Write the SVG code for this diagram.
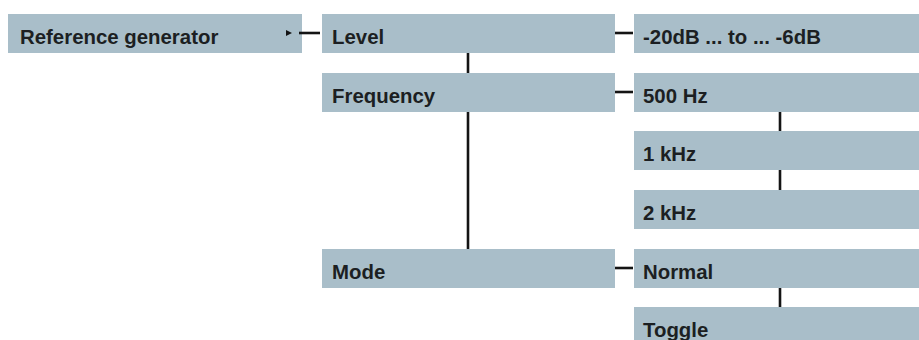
<svg xmlns="http://www.w3.org/2000/svg" width="919" height="340" viewBox="0 0 919 340">
<style>
.box{fill:#a9bec9}
.t{font-family:"Liberation Sans",Arial,sans-serif;font-weight:bold;font-size:20.4px;fill:#1c1f22}
.c{stroke:#141414;stroke-width:2.6;fill:none}
</style>
<rect width="919" height="340" fill="#ffffff"/>
<g id="ref-gen"><rect class="box" x="8" y="14" width="294" height="39"/><text class="t" x="20" y="44">Reference generator</text></g>
<g id="level"><rect class="box" x="322" y="14" width="293" height="39"/><text class="t" x="332" y="44">Level</text></g>
<g id="frequency"><rect class="box" x="322" y="73" width="293" height="39"/><text class="t" x="332" y="103">Frequency</text></g>
<g id="mode"><rect class="box" x="322" y="249" width="293" height="39"/><text class="t" x="332" y="279">Mode</text></g>
<g id="range"><rect class="box" x="634" y="14" width="285" height="39"/><text class="t" x="643" y="44">-20dB ... to ... -6dB</text></g>
<g id="f500"><rect class="box" x="634" y="73" width="285" height="39"/><text class="t" x="643" y="103">500 Hz</text></g>
<g id="f1k"><rect class="box" x="634" y="131" width="285" height="39"/><text class="t" x="643" y="161">1 kHz</text></g>
<g id="f2k"><rect class="box" x="634" y="190" width="285" height="39"/><text class="t" x="643" y="220">2 kHz</text></g>
<g id="normal"><rect class="box" x="634" y="249" width="285" height="39"/><text class="t" x="643" y="279">Normal</text></g>
<g id="toggle"><rect class="box" x="634" y="307" width="285" height="39"/><text class="t" x="643" y="337">Toggle</text></g>
<g id="connectors">
<line class="c" x1="299" y1="33" x2="320" y2="33"/>
<polygon points="286,30 292,33 286,36" fill="#141414"/>
<line class="c" x1="615" y1="33" x2="633" y2="33"/>
<line class="c" x1="468" y1="53" x2="468" y2="73"/>
<line class="c" x1="615" y1="92" x2="633" y2="92"/>
<line class="c" x1="468" y1="112" x2="468" y2="249"/>
<line class="c" x1="615" y1="268" x2="633" y2="268"/>
<line class="c" x1="780" y1="112" x2="780" y2="131"/>
<line class="c" x1="780" y1="170" x2="780" y2="190"/>
<line class="c" x1="780" y1="288" x2="780" y2="307"/>
</g>
</svg>
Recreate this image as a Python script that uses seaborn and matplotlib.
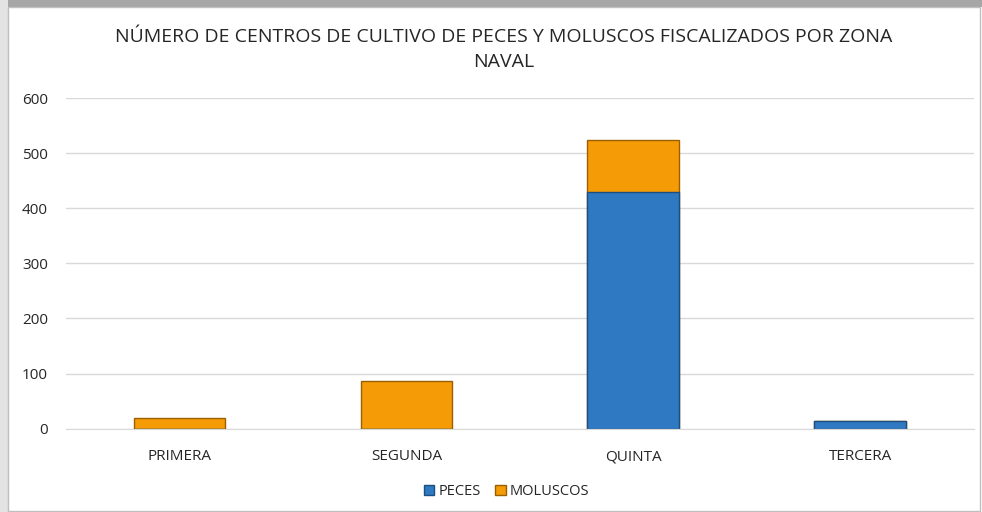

Work to do: In the listing above, find each line with the word "this" and copy it.

Correct answer:
Write the SVG code for this diagram.
Recreate this image as a Python script that uses seaborn and matplotlib.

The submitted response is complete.